中でもプロコフィエフのピアノ・ソナタ第8番変ロ長調は1944年にギレリス自身が初演を飾った曲でもあり、思い入れだけではない綿密な構成と独自の解釈が聴きどころだ。
この作品は3曲の『戦争ソナタ』の中でも思索の沈潜をイメージさせるので他の2曲とは明確なコントラストをなしているが、作曲家によって起伏の多い細かい指示が書き込まれていて、その発展のさせ方にギレリスらしい周到さがある。
第2楽章アンダンテ・ソニャンドは殆んど古典派のメヌエットを夢想させるし、第3楽章のトッカータ風コーダに凝縮されていく持続性は他の追随を許さないオリジナリティーが感じられ、30分を越える大曲を効果的に締めくくっている。
ちなみにこの曲の初演1年前にリヒテルがソナタ第7番の初演を果たしているので、彼らが如何に同時代の音楽の推進者であったかが理解できる。
ショスタコーヴィチはピアノ・ソナタを2曲しか残しておらず、どちらもリクエストの低い作品であるにも拘らず、作風は非常に巧妙な作曲技法が使われた高度な音楽性が潜んでいて、それは彼の『24の前奏曲とフーガ』に通じるものがある。

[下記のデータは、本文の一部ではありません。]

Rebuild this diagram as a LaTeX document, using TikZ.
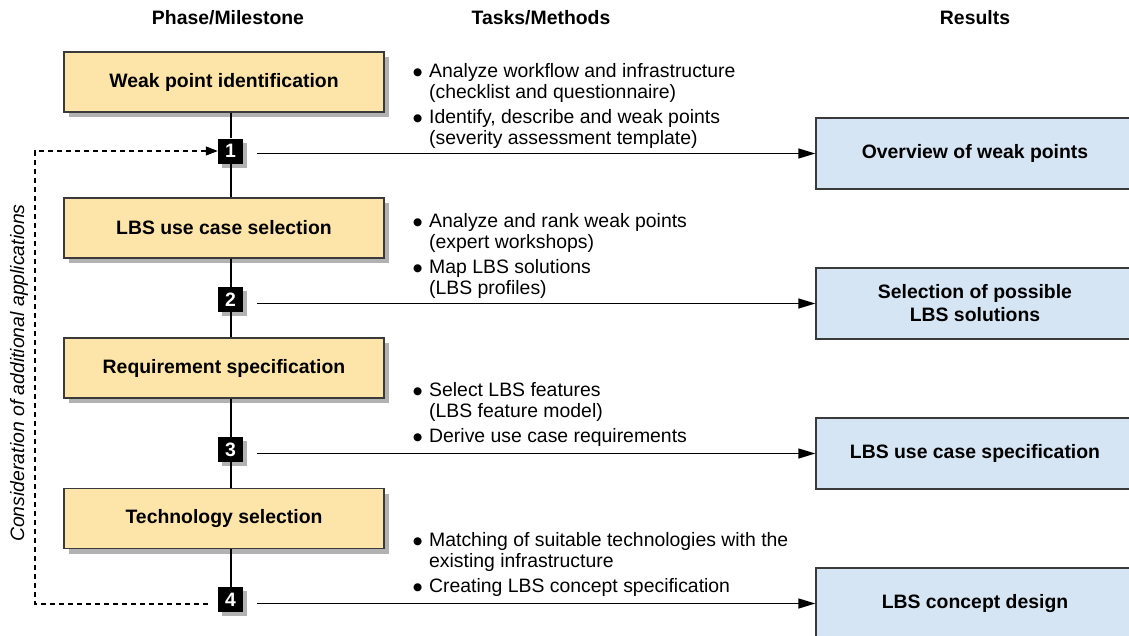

終楽章のパッサカリア風ヴァリエーションに聴かれるように、ギレリスは冷静な分析でこうした知的な面白さを明らかにしている。
一方スクリャービンのソナタ第3番嬰へ短調は、この作曲家初期の作品特有の後期ロマン派の残照を引きずるような、喘ぐばかりのカンタービレと複雑な対位法がギレリスの豪快なピアニズムで鮮やかに描かれていて、神秘的な作風に移行する前の若き日のスクリャービンの情熱の迸りを伝えている。
3曲ともステレオ録音だが、皮肉にも一番新しい1984年1月8日のサンクト・ペテルブルクでのスクリャービンの音源がやや劣っている。
音響の拡がりは最も良好で鮮明だが高音が金属的になり、多少耳障りなのが惜しまれる。
プロコフィエフは1974年7月6日のモスクワ・ライヴ、ショスタコーヴィチが1965年1月8日ニューヨーク・カーネギー・ホールでのそれぞれライヴ録音で、この2曲に関しては時代相応の比較的良好な音質が保たれている。
このシリーズでのギレリスのライヴ・リサイタル盤は2枚目になるが、グラモフォンへのセッション録音では聴けない、マイナーでありながら興味深いレパートリーの選曲が魅力だ。